## Given instruction:
Quote the data exactly, first line to the line containing "0.60, 0.76, 1.03]", with no pictures.

[Figure scripts]
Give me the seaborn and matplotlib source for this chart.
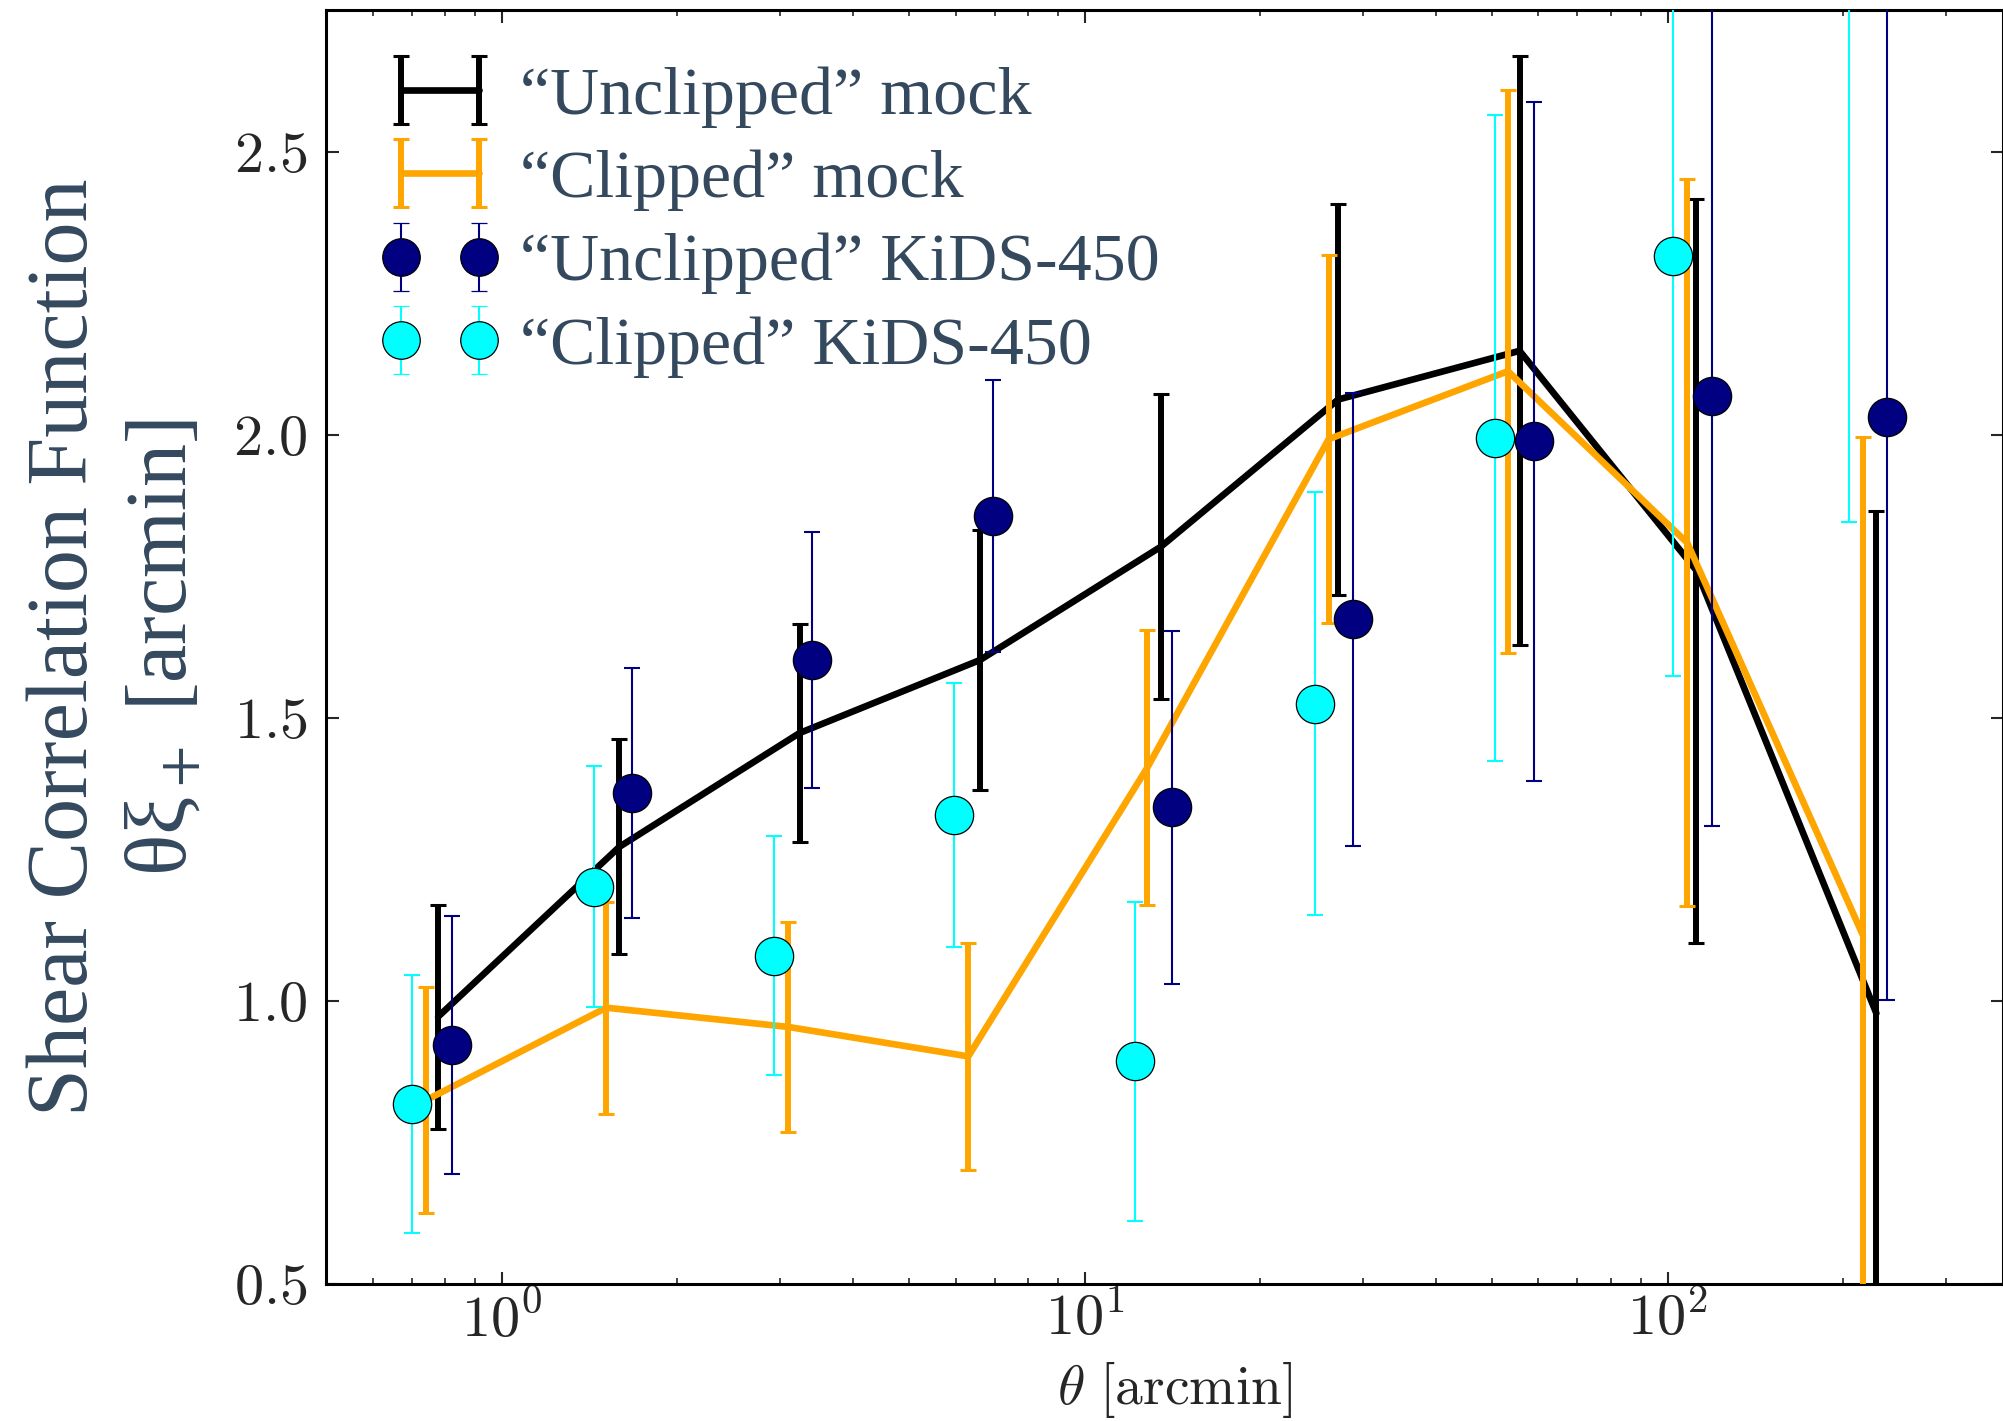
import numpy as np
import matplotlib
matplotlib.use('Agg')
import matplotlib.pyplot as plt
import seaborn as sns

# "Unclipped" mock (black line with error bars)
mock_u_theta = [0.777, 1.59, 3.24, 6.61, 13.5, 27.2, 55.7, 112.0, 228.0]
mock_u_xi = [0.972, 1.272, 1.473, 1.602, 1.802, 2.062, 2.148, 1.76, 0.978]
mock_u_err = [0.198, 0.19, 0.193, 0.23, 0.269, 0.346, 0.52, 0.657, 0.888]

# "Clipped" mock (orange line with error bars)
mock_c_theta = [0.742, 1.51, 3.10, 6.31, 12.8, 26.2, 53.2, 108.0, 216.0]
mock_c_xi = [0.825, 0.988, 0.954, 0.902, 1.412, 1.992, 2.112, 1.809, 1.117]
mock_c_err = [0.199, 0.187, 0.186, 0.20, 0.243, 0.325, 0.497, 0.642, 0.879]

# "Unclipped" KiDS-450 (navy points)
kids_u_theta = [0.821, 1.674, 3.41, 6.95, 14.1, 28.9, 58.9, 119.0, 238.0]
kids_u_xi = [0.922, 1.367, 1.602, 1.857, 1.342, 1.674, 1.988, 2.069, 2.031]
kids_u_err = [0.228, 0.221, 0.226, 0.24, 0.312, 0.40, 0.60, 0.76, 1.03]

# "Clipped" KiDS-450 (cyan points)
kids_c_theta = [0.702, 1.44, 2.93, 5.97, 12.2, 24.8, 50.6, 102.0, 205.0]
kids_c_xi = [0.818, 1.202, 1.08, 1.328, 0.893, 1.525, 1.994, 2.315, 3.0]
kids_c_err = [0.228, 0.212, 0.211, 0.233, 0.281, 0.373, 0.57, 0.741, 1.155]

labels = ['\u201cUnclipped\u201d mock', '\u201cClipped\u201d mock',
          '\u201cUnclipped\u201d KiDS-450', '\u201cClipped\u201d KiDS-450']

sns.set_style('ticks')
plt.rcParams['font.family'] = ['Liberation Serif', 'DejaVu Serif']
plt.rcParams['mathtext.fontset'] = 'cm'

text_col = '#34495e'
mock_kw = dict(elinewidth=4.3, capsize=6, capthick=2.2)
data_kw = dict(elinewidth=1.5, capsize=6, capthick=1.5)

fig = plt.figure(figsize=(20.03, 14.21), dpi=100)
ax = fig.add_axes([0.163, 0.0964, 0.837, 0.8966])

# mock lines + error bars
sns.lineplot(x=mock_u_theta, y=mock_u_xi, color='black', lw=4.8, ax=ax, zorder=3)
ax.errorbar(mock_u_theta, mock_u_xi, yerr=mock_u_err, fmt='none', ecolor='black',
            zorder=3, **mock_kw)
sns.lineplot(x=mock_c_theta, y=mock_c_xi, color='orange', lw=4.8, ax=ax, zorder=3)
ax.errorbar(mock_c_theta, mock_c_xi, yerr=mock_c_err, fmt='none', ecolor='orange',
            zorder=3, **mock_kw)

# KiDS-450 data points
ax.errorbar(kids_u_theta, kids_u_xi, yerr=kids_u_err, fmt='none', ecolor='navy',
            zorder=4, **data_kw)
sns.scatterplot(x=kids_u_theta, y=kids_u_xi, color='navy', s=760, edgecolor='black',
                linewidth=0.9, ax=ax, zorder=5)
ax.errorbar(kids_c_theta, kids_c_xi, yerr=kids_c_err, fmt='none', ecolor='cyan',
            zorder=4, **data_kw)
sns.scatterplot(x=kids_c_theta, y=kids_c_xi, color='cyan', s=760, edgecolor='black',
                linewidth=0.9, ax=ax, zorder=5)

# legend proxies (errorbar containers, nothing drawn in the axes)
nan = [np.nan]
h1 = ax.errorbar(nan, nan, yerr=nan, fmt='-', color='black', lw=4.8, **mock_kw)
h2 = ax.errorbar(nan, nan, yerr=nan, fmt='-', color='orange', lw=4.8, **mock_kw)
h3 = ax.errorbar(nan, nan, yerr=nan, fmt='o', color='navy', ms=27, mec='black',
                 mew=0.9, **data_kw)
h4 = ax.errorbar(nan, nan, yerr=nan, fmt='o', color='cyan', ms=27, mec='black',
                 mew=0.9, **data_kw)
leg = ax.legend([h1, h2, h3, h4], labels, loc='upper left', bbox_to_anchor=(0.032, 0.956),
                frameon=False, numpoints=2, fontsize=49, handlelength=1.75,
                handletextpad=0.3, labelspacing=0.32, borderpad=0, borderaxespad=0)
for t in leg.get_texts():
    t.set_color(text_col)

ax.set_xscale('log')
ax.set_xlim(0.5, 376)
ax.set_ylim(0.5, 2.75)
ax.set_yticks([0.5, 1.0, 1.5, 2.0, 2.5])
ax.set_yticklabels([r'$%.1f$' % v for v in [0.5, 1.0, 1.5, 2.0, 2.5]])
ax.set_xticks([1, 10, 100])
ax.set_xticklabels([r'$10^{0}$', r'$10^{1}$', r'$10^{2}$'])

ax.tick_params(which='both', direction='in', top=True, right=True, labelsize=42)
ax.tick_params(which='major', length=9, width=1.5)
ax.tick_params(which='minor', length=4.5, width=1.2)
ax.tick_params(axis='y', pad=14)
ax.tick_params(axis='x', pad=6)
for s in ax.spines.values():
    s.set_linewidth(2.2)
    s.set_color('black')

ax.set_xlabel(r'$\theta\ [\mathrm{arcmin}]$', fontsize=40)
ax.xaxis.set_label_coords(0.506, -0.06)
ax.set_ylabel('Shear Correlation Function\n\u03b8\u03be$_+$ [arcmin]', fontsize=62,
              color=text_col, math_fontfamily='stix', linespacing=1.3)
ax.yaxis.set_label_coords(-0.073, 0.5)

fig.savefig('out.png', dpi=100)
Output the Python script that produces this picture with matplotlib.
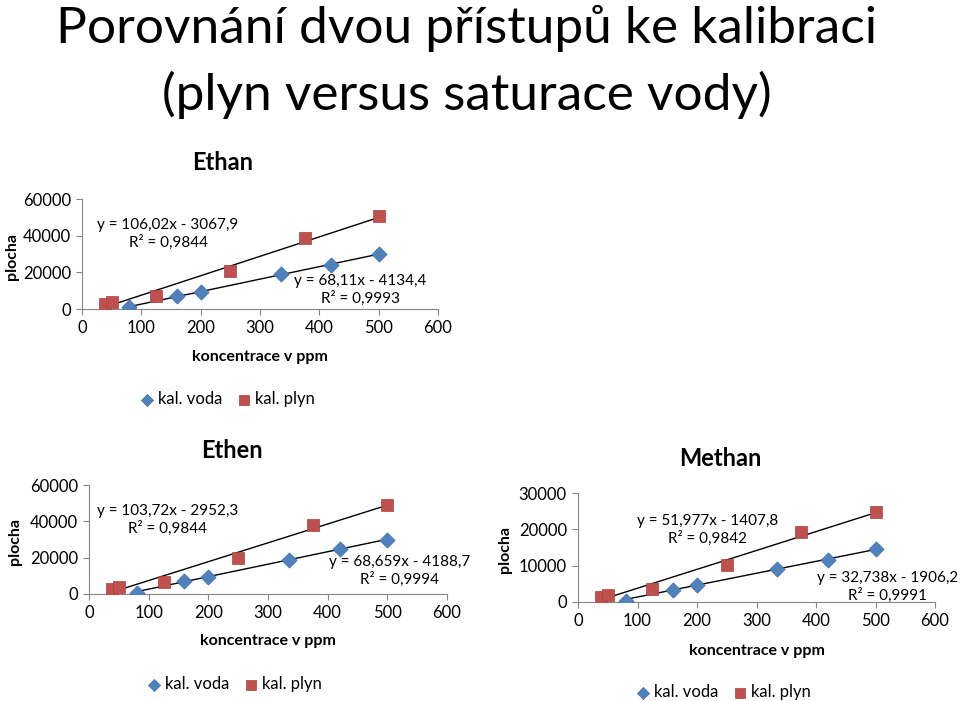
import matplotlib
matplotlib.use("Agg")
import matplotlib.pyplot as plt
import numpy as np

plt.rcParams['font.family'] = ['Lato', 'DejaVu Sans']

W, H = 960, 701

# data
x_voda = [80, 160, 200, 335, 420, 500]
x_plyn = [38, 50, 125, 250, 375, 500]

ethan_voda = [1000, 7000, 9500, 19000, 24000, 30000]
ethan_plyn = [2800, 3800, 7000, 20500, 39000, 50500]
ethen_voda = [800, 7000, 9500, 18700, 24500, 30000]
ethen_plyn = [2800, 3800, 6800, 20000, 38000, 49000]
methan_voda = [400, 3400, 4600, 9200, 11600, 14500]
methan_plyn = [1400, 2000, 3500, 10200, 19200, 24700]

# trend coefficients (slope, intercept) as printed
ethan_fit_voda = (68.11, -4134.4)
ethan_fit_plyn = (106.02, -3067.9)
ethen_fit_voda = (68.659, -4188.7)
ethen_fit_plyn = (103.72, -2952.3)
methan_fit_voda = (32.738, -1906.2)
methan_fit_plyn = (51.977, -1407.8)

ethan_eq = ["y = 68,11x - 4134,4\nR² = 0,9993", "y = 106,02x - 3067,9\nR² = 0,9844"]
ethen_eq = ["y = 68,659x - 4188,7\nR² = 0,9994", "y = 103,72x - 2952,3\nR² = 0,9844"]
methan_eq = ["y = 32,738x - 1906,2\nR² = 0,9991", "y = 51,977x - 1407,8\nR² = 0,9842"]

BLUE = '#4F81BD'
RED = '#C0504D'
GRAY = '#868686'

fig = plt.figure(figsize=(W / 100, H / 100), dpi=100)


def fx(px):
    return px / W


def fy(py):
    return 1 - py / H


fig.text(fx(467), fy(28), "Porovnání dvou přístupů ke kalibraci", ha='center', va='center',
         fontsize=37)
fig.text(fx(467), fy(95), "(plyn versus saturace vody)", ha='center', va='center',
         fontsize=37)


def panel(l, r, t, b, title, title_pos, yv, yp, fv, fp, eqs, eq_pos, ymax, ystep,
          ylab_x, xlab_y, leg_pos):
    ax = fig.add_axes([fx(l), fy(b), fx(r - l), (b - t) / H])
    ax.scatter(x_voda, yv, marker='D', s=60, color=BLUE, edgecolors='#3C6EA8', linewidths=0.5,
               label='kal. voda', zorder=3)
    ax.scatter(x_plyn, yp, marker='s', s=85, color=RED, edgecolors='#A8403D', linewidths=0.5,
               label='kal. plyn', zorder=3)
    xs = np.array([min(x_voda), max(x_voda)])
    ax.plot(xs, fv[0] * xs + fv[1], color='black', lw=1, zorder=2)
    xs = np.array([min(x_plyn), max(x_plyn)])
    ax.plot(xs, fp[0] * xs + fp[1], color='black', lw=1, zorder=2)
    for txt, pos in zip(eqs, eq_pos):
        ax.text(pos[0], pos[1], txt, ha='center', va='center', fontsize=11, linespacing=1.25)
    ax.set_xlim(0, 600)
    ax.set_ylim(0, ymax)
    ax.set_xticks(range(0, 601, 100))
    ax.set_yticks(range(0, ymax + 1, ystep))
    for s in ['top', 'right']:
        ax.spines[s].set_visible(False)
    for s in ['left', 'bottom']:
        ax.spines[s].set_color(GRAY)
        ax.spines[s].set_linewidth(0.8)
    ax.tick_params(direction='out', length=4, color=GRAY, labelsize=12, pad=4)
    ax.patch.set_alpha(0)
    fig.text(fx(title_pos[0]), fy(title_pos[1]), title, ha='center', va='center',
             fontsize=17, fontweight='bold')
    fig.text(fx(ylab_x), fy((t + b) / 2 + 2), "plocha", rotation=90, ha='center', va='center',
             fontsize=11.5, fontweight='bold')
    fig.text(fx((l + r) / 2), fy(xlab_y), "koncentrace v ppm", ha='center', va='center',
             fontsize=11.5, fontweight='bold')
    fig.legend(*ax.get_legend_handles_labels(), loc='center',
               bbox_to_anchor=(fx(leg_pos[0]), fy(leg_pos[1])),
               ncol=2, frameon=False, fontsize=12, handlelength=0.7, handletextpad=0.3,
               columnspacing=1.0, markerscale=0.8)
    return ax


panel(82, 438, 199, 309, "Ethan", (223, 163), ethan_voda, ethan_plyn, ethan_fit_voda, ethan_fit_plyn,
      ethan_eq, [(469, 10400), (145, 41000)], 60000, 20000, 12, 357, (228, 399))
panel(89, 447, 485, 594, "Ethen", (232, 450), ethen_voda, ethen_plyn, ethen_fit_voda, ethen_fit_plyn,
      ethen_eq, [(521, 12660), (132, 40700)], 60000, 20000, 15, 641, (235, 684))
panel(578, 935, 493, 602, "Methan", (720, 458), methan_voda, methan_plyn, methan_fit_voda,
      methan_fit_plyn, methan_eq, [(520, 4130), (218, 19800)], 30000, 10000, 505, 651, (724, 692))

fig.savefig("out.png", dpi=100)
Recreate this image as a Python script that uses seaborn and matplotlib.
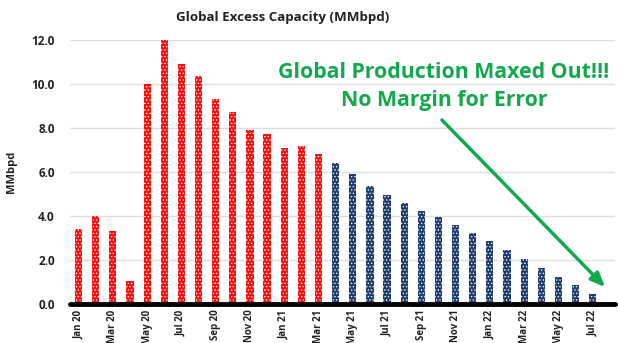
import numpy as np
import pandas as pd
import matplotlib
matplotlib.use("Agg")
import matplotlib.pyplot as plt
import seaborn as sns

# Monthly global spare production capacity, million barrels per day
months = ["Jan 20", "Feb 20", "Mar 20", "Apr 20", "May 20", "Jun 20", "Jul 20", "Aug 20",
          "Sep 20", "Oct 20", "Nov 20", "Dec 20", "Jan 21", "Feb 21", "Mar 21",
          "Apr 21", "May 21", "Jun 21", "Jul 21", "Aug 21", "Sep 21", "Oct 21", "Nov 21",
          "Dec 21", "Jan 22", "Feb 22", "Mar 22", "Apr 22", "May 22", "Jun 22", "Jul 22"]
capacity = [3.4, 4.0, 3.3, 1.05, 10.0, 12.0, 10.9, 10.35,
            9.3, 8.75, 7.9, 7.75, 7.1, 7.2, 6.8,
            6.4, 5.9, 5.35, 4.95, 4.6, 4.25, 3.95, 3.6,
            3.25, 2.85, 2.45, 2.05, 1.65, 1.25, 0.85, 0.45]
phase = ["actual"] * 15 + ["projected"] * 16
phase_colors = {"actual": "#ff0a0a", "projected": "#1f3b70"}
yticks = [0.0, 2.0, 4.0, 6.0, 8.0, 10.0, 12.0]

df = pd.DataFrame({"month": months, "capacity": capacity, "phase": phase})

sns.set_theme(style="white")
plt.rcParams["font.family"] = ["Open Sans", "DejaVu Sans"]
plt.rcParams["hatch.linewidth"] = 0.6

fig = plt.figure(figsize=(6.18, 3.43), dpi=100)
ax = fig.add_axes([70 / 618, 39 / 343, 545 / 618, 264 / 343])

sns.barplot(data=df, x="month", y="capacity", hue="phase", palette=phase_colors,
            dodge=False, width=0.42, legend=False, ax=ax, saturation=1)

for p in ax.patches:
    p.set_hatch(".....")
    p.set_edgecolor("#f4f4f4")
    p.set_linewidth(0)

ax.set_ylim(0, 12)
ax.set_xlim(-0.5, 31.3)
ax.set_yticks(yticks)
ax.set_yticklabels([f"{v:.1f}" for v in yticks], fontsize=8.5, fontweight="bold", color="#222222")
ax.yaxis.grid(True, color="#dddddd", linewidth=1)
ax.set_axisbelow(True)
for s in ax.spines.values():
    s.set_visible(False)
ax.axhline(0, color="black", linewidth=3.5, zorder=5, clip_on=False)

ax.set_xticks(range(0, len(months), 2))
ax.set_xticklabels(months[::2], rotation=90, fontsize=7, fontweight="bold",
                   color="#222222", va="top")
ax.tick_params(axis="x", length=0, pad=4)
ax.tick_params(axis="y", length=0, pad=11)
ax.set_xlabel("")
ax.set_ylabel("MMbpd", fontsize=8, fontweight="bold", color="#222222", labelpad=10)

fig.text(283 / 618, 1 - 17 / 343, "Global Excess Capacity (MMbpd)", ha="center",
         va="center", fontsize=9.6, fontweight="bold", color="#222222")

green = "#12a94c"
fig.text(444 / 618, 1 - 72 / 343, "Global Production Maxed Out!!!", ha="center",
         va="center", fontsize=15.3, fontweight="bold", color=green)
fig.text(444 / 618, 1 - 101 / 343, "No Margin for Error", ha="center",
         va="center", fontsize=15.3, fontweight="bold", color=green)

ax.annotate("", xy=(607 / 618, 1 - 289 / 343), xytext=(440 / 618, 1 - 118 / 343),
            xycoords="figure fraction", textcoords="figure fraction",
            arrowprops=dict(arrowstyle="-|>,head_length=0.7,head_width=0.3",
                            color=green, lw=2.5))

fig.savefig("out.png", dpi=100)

## Solution:
Give me the seaborn and matplotlib source for this chart.
import numpy as np
import matplotlib
matplotlib.use('Agg')
import matplotlib.pyplot as plt
import seaborn as sns

# "Unclipped" mock (black line with error bars)
mock_u_theta = [0.777, 1.59, 3.24, 6.61, 13.5, 27.2, 55.7, 112.0, 228.0]
mock_u_xi = [0.972, 1.272, 1.473, 1.602, 1.802, 2.062, 2.148, 1.76, 0.978]
mock_u_err = [0.198, 0.19, 0.193, 0.23, 0.269, 0.346, 0.52, 0.657, 0.888]

# "Clipped" mock (orange line with error bars)
mock_c_theta = [0.742, 1.51, 3.10, 6.31, 12.8, 26.2, 53.2, 108.0, 216.0]
mock_c_xi = [0.825, 0.988, 0.954, 0.902, 1.412, 1.992, 2.112, 1.809, 1.117]
mock_c_err = [0.199, 0.187, 0.186, 0.20, 0.243, 0.325, 0.497, 0.642, 0.879]

# "Unclipped" KiDS-450 (navy points)
kids_u_theta = [0.821, 1.674, 3.41, 6.95, 14.1, 28.9, 58.9, 119.0, 238.0]
kids_u_xi = [0.922, 1.367, 1.602, 1.857, 1.342, 1.674, 1.988, 2.069, 2.031]
kids_u_err = [0.228, 0.221, 0.226, 0.24, 0.312, 0.40, 0.60, 0.76, 1.03]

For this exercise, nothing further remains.